START Input records
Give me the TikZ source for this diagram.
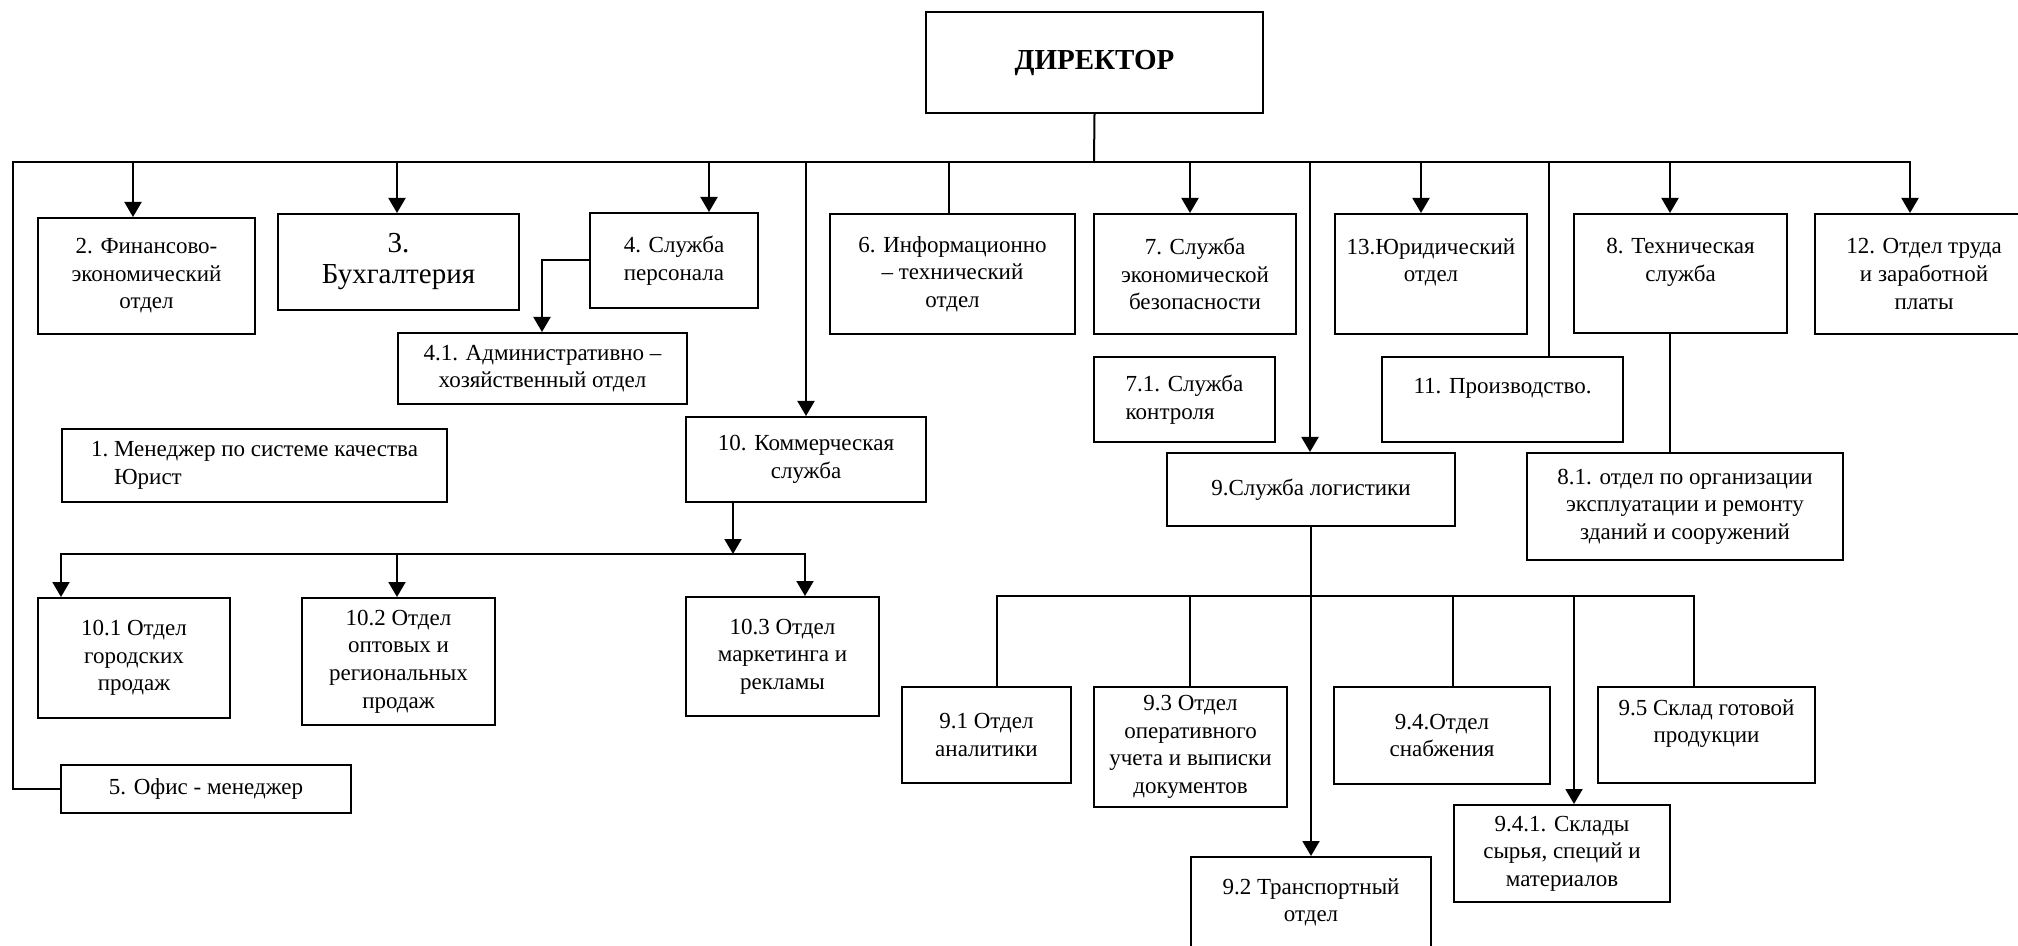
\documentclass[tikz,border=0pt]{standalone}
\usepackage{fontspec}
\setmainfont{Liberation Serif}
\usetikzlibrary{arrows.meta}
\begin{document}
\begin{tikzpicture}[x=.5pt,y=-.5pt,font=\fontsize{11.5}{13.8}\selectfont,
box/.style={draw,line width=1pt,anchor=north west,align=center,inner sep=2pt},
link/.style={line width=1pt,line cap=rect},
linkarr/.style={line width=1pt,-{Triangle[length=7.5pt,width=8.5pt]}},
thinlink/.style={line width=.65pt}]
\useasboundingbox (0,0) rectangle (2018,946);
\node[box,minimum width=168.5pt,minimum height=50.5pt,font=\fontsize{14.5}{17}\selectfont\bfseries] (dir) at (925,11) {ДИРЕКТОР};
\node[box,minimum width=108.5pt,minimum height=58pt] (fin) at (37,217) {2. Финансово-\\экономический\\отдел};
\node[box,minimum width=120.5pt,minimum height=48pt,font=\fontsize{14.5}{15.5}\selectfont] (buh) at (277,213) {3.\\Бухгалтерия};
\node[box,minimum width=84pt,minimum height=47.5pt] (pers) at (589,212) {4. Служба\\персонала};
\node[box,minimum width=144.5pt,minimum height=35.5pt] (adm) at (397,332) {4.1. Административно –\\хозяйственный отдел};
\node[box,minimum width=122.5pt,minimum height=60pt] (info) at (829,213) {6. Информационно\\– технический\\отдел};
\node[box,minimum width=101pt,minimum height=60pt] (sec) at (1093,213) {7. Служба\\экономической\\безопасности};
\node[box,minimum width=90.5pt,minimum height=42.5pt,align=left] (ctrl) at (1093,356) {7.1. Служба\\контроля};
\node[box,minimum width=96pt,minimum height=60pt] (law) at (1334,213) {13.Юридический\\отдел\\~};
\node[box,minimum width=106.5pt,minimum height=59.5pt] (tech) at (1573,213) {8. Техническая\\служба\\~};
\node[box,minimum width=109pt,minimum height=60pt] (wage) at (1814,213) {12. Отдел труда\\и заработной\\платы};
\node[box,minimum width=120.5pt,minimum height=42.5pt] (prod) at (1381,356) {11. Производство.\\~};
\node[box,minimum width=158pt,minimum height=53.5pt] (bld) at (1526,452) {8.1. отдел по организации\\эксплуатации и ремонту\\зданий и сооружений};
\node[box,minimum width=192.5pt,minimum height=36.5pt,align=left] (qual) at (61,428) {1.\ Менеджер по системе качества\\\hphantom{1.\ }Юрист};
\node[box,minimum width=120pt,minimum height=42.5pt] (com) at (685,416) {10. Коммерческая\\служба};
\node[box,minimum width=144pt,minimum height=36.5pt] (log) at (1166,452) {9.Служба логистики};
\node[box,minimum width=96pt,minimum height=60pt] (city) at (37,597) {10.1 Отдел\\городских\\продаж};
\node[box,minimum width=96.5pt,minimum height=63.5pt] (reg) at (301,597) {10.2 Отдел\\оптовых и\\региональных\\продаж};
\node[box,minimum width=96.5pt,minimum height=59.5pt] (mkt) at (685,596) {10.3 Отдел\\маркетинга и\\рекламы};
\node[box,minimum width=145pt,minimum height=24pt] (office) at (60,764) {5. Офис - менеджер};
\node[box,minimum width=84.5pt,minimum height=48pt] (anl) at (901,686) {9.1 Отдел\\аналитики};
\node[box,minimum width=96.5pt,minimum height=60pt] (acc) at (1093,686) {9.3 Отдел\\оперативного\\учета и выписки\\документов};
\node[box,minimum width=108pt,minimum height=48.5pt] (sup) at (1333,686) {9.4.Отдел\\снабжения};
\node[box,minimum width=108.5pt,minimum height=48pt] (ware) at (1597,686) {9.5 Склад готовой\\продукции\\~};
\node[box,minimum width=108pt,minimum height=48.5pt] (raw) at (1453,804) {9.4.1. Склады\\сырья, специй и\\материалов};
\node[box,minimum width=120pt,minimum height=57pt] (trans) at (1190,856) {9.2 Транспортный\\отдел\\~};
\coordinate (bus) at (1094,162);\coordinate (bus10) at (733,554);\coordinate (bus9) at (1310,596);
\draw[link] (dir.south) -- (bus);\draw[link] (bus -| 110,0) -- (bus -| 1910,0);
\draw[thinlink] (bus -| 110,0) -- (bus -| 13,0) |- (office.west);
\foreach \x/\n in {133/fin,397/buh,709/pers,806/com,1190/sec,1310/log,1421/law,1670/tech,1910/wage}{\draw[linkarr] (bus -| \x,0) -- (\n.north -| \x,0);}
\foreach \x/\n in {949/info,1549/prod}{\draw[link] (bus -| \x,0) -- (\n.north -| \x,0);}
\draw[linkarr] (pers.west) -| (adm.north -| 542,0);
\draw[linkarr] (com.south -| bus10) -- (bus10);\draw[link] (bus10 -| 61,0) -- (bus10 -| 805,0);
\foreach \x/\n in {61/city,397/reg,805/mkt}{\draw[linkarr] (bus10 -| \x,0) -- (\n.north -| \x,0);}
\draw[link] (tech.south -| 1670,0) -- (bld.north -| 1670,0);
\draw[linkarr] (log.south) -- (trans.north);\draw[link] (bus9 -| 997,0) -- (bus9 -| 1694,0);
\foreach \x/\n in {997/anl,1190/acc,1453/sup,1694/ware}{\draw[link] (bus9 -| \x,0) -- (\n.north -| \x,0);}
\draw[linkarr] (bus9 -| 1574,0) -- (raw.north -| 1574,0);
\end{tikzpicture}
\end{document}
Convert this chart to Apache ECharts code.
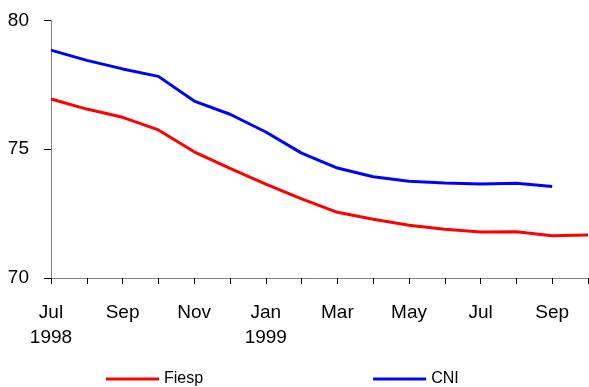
END Input records
# [Task brief]
Please list every line of the records that contains "this".

# [The output]
Give me the TikZ source for this diagram.
Convert this chart to Apache ECharts code.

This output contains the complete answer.